MAIN OUTCOME MEASURES
Obstructive coronary artery disease (≥ 50% diameter stenosis in at least one vessel found on catheter based coronary angiography). Multiple imputation accounted for missing predictors and outcomes, exploiting strong correlation between the two angiography procedures. Predictive models included a basic model (age, sex, symptoms, and setting), clinical model (basic model factors and diabetes, hypertension, dyslipidaemia, and smoking), and extended model (clinical model factors and use of the CT based coronary calcium score). We assessed discrimination (c statistic), calibration, and continuous net reclassification improvement by cross validation for the four largest low prevalence datasets separately and the smaller remaining low prevalence datasets combined.

RESULTS
We included 5677 patients (3283 men, 2394 women), of whom 1634 had obstructive coronary artery disease found on catheter based coronary angiography. All potential predictors were significantly associated with the presence of disease in univariable and multivariable analyses.
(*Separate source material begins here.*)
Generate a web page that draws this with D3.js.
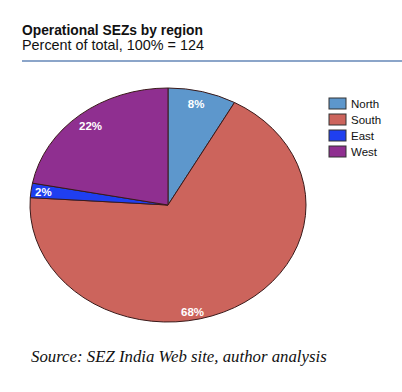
<!DOCTYPE html>
<meta charset="utf-8">
<script src="https://d3js.org/d3.v7.min.js"></script>
<style>
  body { margin: 0; background: #fff; }
</style>
<div id="my_dataviz"></div>
<script>

// data
var regions = ["North", "South", "East", "West"];
var shares = [8, 68, 2, 22];
var colors = ["#5d97cc", "#cc645c", "#1f3ff0", "#8f2f90"];
var title = "Operational SEZs by region";
var subtitle = "Percent of total, 100% = 124";
var source = "Source: SEZ India Web site, author analysis";

var width = 402, height = 392;

var svg = d3.select("#my_dataviz")
  .append("svg")
    .attr("width", width)
    .attr("height", height);

// header
svg.append("text")
    .attr("x", 22).attr("y", 35)
    .style("font-family", "Liberation Sans, Arial, sans-serif")
    .style("font-size", "13.8px")
    .style("font-weight", "bold")
    .style("fill", "#111")
    .text(title);
svg.append("text")
    .attr("x", 22).attr("y", 50)
    .style("font-family", "Liberation Sans, Arial, sans-serif")
    .style("font-size", "14.4px")
    .style("fill", "#111")
    .text(subtitle);
svg.append("rect")
    .attr("x", 22).attr("y", 60)
    .attr("width", width - 22).attr("height", 2)
    .style("fill", "#8ba5c9");

// the pie is drawn as a unit circle and stretched into an ellipse
var cx = 168, cy = 205, rx = 138, ry = 117;

var pie = d3.pie().sort(null).value(function(d){ return d; });
var arcs = pie(shares);
var arc = d3.arc().innerRadius(0).outerRadius(1);

var g = svg.append("g")
    .attr("transform", "translate(" + cx + "," + cy + ") scale(" + rx + "," + ry + ")");

g.selectAll("path")
  .data(arcs)
  .enter()
  .append("path")
    .attr("d", arc)
    .style("fill", function(d, i){ return colors[i]; })
    .style("stroke", "#3a1a1a")
    .style("stroke-width", 1)
    .attr("vector-effect", "non-scaling-stroke");

// labels: radius and small angle nudge so they sit where the original has them
var labelR = [0.89, 0.93, 0.91, 0.88];
var labelNudge = [-0.02, 0.31, 0, 0];
svg.selectAll("plabel")
  .data(arcs)
  .enter()
  .append("text")
    .attr("x", function(d, i){
      var a = (d.startAngle + d.endAngle) / 2 + labelNudge[i];
      return cx + Math.sin(a) * labelR[i] * rx; })
    .attr("y", function(d, i){
      var a = (d.startAngle + d.endAngle) / 2 + labelNudge[i];
      return cy - Math.cos(a) * labelR[i] * ry; })
    .attr("dy", "0.35em")
    .attr("text-anchor", "middle")
    .style("font-family", "Liberation Sans, Arial, sans-serif")
    .style("font-size", "11.5px")
    .style("font-weight", "bold")
    .style("fill", "#fff")
    .text(function(d){ return d.data + "%"; });

// legend
var legend = svg.selectAll("legend")
  .data(regions)
  .enter()
  .append("g")
    .attr("transform", function(d, i){ return "translate(329," + (98 + i * 16) + ")"; });
legend.append("rect")
    .attr("width", 17).attr("height", 11)
    .style("fill", function(d, i){ return colors[i]; })
    .style("stroke", "#333")
    .style("stroke-width", 1);
legend.append("text")
    .attr("x", 22).attr("y", 10)
    .style("font-family", "Liberation Sans, Arial, sans-serif")
    .style("font-size", "11.5px")
    .style("fill", "#111")
    .text(function(d){ return d; });

// source note
svg.append("text")
    .attr("x", 31).attr("y", 362)
    .style("font-family", "Liberation Serif, Times New Roman, serif")
    .style("font-size", "16.8px")
    .style("font-style", "italic")
    .style("fill", "#111")
    .text(source);
</script>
The clinical model improved the prediction, compared with the basic model (cross validated c statistic improvement from 0.77 to 0.79, net reclassification improvement 35%); the coronary calcium score in the extended model was a major predictor (0.79 to 0.88, 102%). Calibration for low prevalence datasets was satisfactory.

CONCLUSIONS
Updated prediction models including age, sex, symptoms, and cardiovascular risk factors allow for accurate estimation of the pretest probability of coronary artery disease in low prevalence populations. Addition of coronary calcium scores to the prediction models improves the estimates.